If you’re planning a new website or improving an existing one, start with the user’s journey, design for mobile and speed, and treat UI consistency as a product advantage—not a finishing touch.
Need an expert review?
Request a UI/UX audit from XCEEDBD.COM and get prioritized, actionable recommendations for usability, mobile, and performance.
FAQ
What is the difference between UI and UX design?
UX is the overall experience and flow—how users complete tasks and feel along the way. UI is the visual and interactive layer—what users see and click.
Why is UI/UX important for web development?

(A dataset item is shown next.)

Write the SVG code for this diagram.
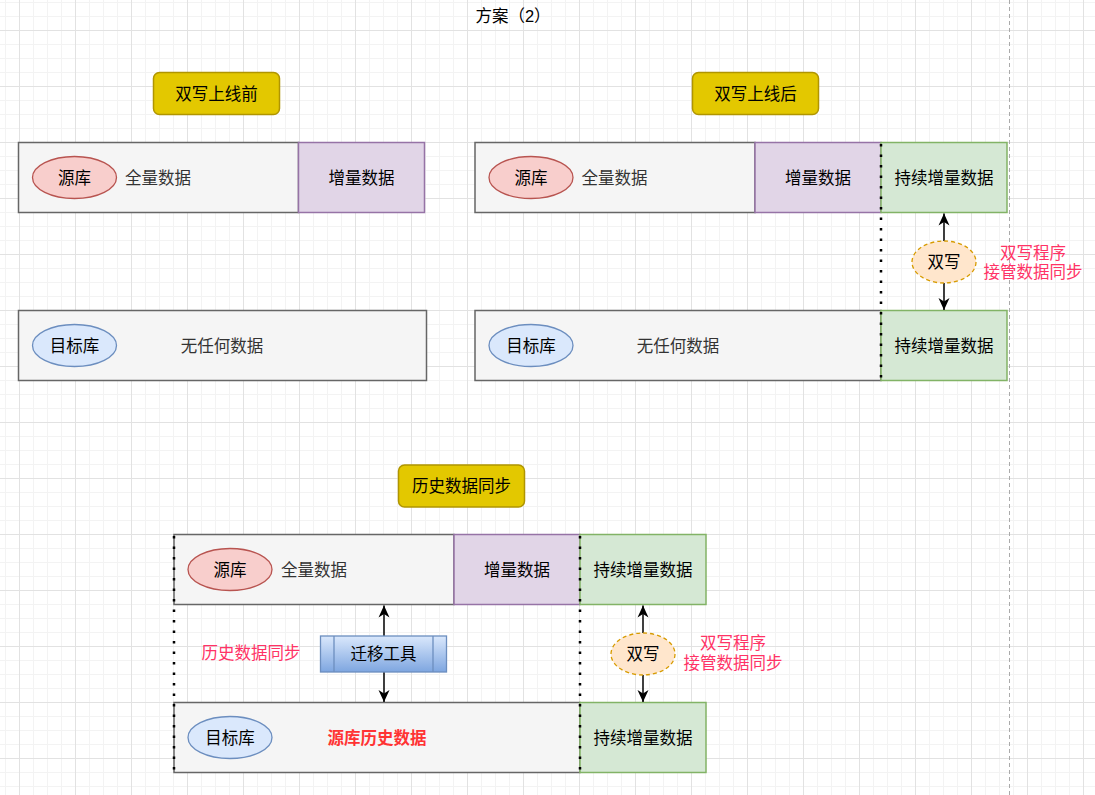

Because development turns features into a working site, but UI/UX turns that site into something people can understand, trust, and use effectively.
Does UI/UX affect SEO?
Indirectly, yes. A usable, well-structured site improves engagement and reduces friction after the click. Performance and mobile experience also influence how users interact with your pages.
What are quick UX improvements that don’t require a full redesign?
Clarify the headline and CTA, simplify navigation labels, reduce form fields, improve error messages, and fix mobile spacing and tap targets.
How do you measure whether UX is working?
Track task completion (leads, signups, purchases), drop-off points in key flows, user feedback, and behavior metrics like page depth and return visits.
What should I look for in a UI/UX-focused web development company?
Look for a clear process (research → design → prototype → build), evidence of usability testing, strong communication loops, and a focus on performance and accessibility—not just visuals.